The three-time AL MVP was released Saturday by the New York Yankees, who owed him about $27 million for the rest of his contract, which runs through 2017.

Any team could sign A-Rod for a prorated share of the major league minimum of $507,500, and Rodriguez’s hometown Miami Marlins said Sunday they were discussing whether to reach out to the 41-year-old.

Rodriguez spokesman Ron Berkowitz says in a statement Monday: “I want to put all this talk to rest about Alex playing for any team this season.”

Berkowitz adds: “It’s not happening. Like he said Friday night, he is happy and he is going to take some time to relax and hang with his family and friends.”

CLARENCE “CHOO CHOO” Coleman, a catcher on the expansion 1962 Mets who spent four seasons in the major leagues with New York and the Philadelphia Phillies, has died at age 80.

Niece Linda Hibbler says Coleman, who had been suffering from cancer, died Monday at the Regional Medical Center in Orangeburg, South Carolina.

INDIANS: Pitcher Skylar Arias has been suspended for 56 games under baseball’s minor league drug program following a positive test for Nandrolone, a steroid.

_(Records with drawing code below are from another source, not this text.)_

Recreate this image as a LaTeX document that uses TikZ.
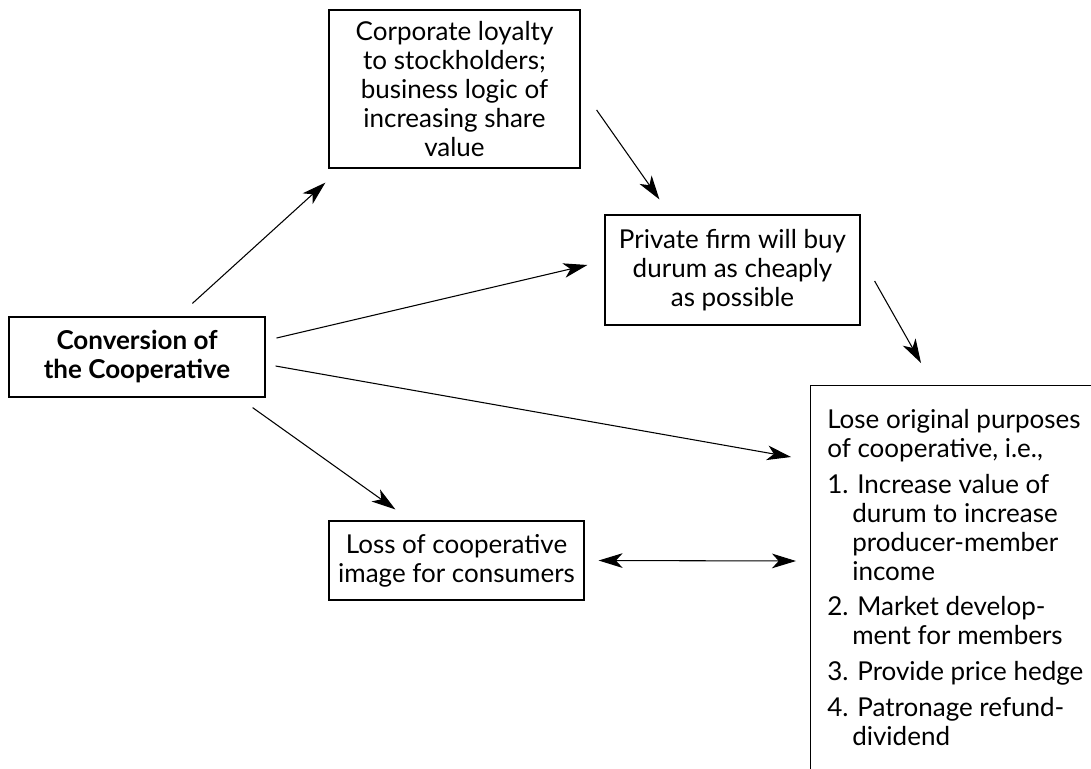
\documentclass[tikz,border=0pt]{standalone}
\usepackage{fontspec}
\setmainfont{Lato}
\usetikzlibrary{arrows.meta,calc}
\newcommand\txtfont{\fontsize{19.5}{21.75}\selectfont}
\begin{document}
\begin{tikzpicture}[x=0.75pt,y=-0.75pt,
  box/.style={draw, line width=0.9pt, align=center, inner sep=0pt, font=\txtfont},
  arr/.style={line width=0.8pt, -{Stealth[length=18pt,width=11pt,inset=5pt]}},
  darr/.style={line width=0.8pt, {Stealth[length=18pt,width=11pt,inset=5pt]}-{Stealth[length=18pt,width=11pt,inset=5pt]}}]
\fill[white] (0,0) rectangle (1091,768);
\useasboundingbox (0,0) rectangle (1091,768);

\node[box, minimum width=188.25pt, minimum height=118.5pt] (top) at (454.5,89)
  {Corporate loyalty\\to stockholders;\\business logic of\\increasing share\\value};
\node[box, minimum width=192pt, minimum height=60pt, font=\txtfont\bfseries] (conv) at (137,357)
  {Conversion of\\the Cooperative};
\node[box, minimum width=191.25pt, minimum height=82.5pt] (private) at (732.5,270)
  {Private firm will buy\\durum as cheaply\\as possible};
\node[box, minimum width=191.25pt, minimum height=59.25pt] (loss) at (456.5,560.5)
  {Loss of cooperative\\image for consumers};
\node[draw, line width=0.9pt, anchor=north west, minimum width=225pt, minimum height=300pt, inner sep=0pt] (purposes) at (810,385) {};
\node[anchor=base west, align=left, inner sep=0pt, font=\txtfont] (purposestext) at (827,745)
  {Lose original purposes\\
   of cooperative, i.e.,\\[5pt]
   1. Increase value of\\
   \hspace*{18.75pt}durum to increase\\
   \hspace*{18.75pt}producer-member\\
   \hspace*{18.75pt}income\\[5pt]
   2. Market develop-\\
   \hspace*{18.75pt}ment for members\\[5pt]
   3. Provide price hedge\\[5pt]
   4. Patronage refund-\\
   \hspace*{18.75pt}dividend};

\draw[arr] ($(conv.north west)+(184,-13)$) -- ($(top.south west)+(-3,14)$);
\draw[arr] ($(conv.east)+(11,-19)$) -- ($(private.west)+(-17,-5)$);
\draw[arr] ($(conv.east)+(10,9)$) -- ($(purposes.north west)+(-19,72)$);
\draw[arr] ($(conv.south east)+(-13,10)$) -- ($(loss.north west)+(67,-11)$);
\draw[arr] ($(top.east)+(16,21)$) -- ($(private.north west)+(55,-15)$);
\draw[arr] ($(private.east)+(14,11)$) -- ($(purposes.north west)+(111,-22)$);
\draw[darr] ($(loss.east)+(14,0)$) -- ($(purposes.north west)+(-14,176)$);
\end{tikzpicture}
\end{document}
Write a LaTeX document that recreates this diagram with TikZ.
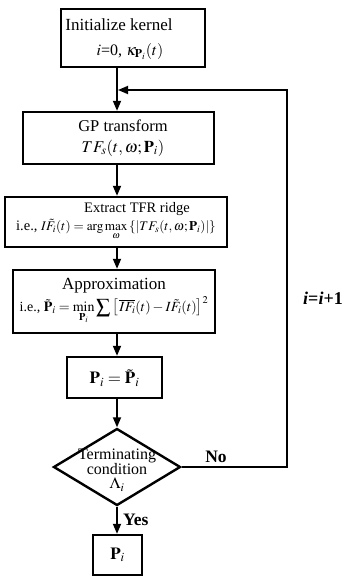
\documentclass[tikz,border=0pt]{standalone}
\usepackage{mathptmx}
\usepackage{fontspec}
\setmainfont{Liberation Serif}
\usetikzlibrary{arrows.meta,shapes.geometric}

\begin{document}
\begin{tikzpicture}[x=1pt,y=-1pt,
  box/.style={draw,line width=2.4pt,rectangle,inner sep=0pt},
  txt/.style={inner sep=0pt,align=center},
  link/.style={line width=1.7pt,-{Triangle[length=10pt,width=8pt]}}]
\useasboundingbox (0,0) rectangle (346,578);

% vertical axis of the main flow
\coordinate (axis) at (117,0);

% process boxes
\node[box,minimum width=144pt,minimum height=58pt] (init) at (133,38) {};
\node[txt,font=\fontsize{17}{25}\selectfont] (initT) at (119,39)
  {Initialize kernel\\\hspace*{22pt}{\fontsize{16}{18}\selectfont$i$=0, $\kappa_{\mathbf P_i}\!\left(t\right)$}};

\node[box,minimum width=191pt,minimum height=52pt] (gp) at (118.5,138) {};
\node[txt,font=\fontsize{16.5}{21}\selectfont] (gpT) at (123,138)
  {GP transform\\$TF_s\!\left(t,\omega;\mathbf P_i\right)$};

\node[box,minimum width=222pt,minimum height=50pt] (ridge) at (116,222) {};
\node[txt,font=\fontsize{14.5}{18}\selectfont] (ridgeT) at (116,221)
  {\hspace*{42pt}Extract TFR ridge\\
   i.e.,~{\fontsize{13.2}{15}\selectfont$I\tilde F_i(t)=\arg\max\limits_{\omega}\left\{\left|TF_s\!\left(t,\omega;\mathbf P_i\right)\right|\right\}$}};

\node[box,minimum width=202pt,minimum height=63pt] (approx) at (114,301.5) {};
\node[txt,font=\fontsize{17}{22}\selectfont] (approxT) at (114,301)
  {Approximation\\
   {\fontsize{14}{16}\selectfont i.e., $\tilde{\mathbf P}_i=\min\limits_{\mathbf P_i}{\displaystyle\sum}\left[\,\overline{IF_i}(t)-I\tilde F_i(t)\right]^2$}};

\node[box,minimum width=95pt,minimum height=41pt] (update) at (114.5,377.5) {};
\node[txt,font=\fontsize{17}{20}\selectfont] (updateT) at (114.5,378)
  {$\mathbf P_i=\tilde{\mathbf P}_i$};

% decision
\node[draw,diamond,line width=2.4pt,inner sep=0pt,
      minimum width=127pt,minimum height=77pt] (cond) at (117,467) {};
\node[txt,font=\fontsize{16}{14}\selectfont] (condT) at (117,470)
  {Terminating\\condition\\$\Lambda_i$};

% result
\node[box,minimum width=49pt,minimum height=40pt] (result) at (117.5,555) {};
\node[txt,font=\fontsize{17}{20}\selectfont] (resultT) at (117.5,555) {$\mathbf P_i$};

% main flow
\draw[link] (init.south -| axis) -- (gp.north -| axis);
\draw[link] (gp.south -| axis) -- (ridge.north -| axis);
\draw[link] (ridge.south -| axis) -- (approx.north -| axis);
\draw[link] (approx.south -| axis) -- (update.north -| axis);
\draw[link] (update.south -| axis) -- (cond.north);
\draw[link] (cond.south) -- (result.north -| cond.south);

% feedback loop
\coordinate (back) at (287,90);
\coordinate (join) at (118,90);
\draw[link] (cond.east) -| (back) -- (join);

% labels
\node[txt,font=\fontsize{17.5}{20}\selectfont\bfseries] (no) at (216,457) {No};
\node[txt,font=\fontsize{17.5}{20}\selectfont\bfseries,anchor=west] (yes) at (123,520) {Yes};
\node[txt,font=\fontsize{18}{20}\selectfont\bfseries] (incr) at (323,298) {\textit{i}=\textit{i}+1};
\end{tikzpicture}
\end{document}
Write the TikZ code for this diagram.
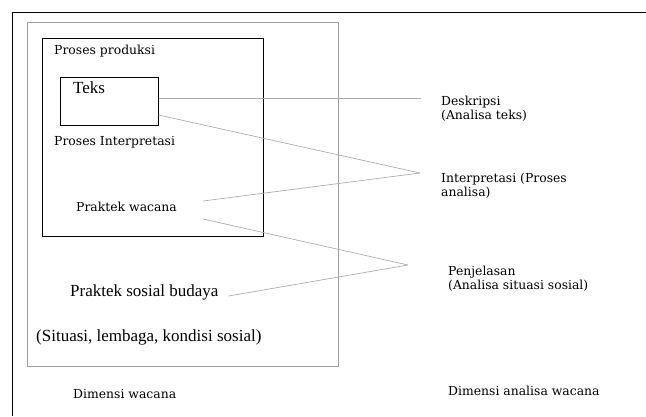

The 19-year-old left-hander was selected in the 24th round of the amateur draft in June and went 1-1 with a 3.72 ERA in 11 relief appearances for the rookie-level Arizona League Indians.

Arias’ suspension, announced Monday, was the 69th this year under the minor league drug program. There have been 13 under the major league program.

REDS: Cincinnati optioned winless pitcher Cody Reed to Triple-A Louisville and recalled outfielder Kyle Waldrop.

Reed allowed six runs in Cincinnati’s 7-3 loss at Milwaukee on Sunday before being pulled in the second inning. The left-hander, who made his major league debut on June 18, fell to 0-7 with a 7.36 ERA in 10 starts.

CUBS: The team fired a DJ who played a song with references to violence after reliever Aroldis Chapman left the mound against the St. Louis Cardinals on Sunday.

The DJ was fired for playing “Smack My B—- Up” by The Prodigy.

Chapman served a 29-game suspension to begin the season under Major League Baseball’s new domestic violence policy. Prosecutors declined to file charges.

Cubs President Crane Kenney apologized, saying the music selection showed “a lack of judgment and sensitivity to an important issue.”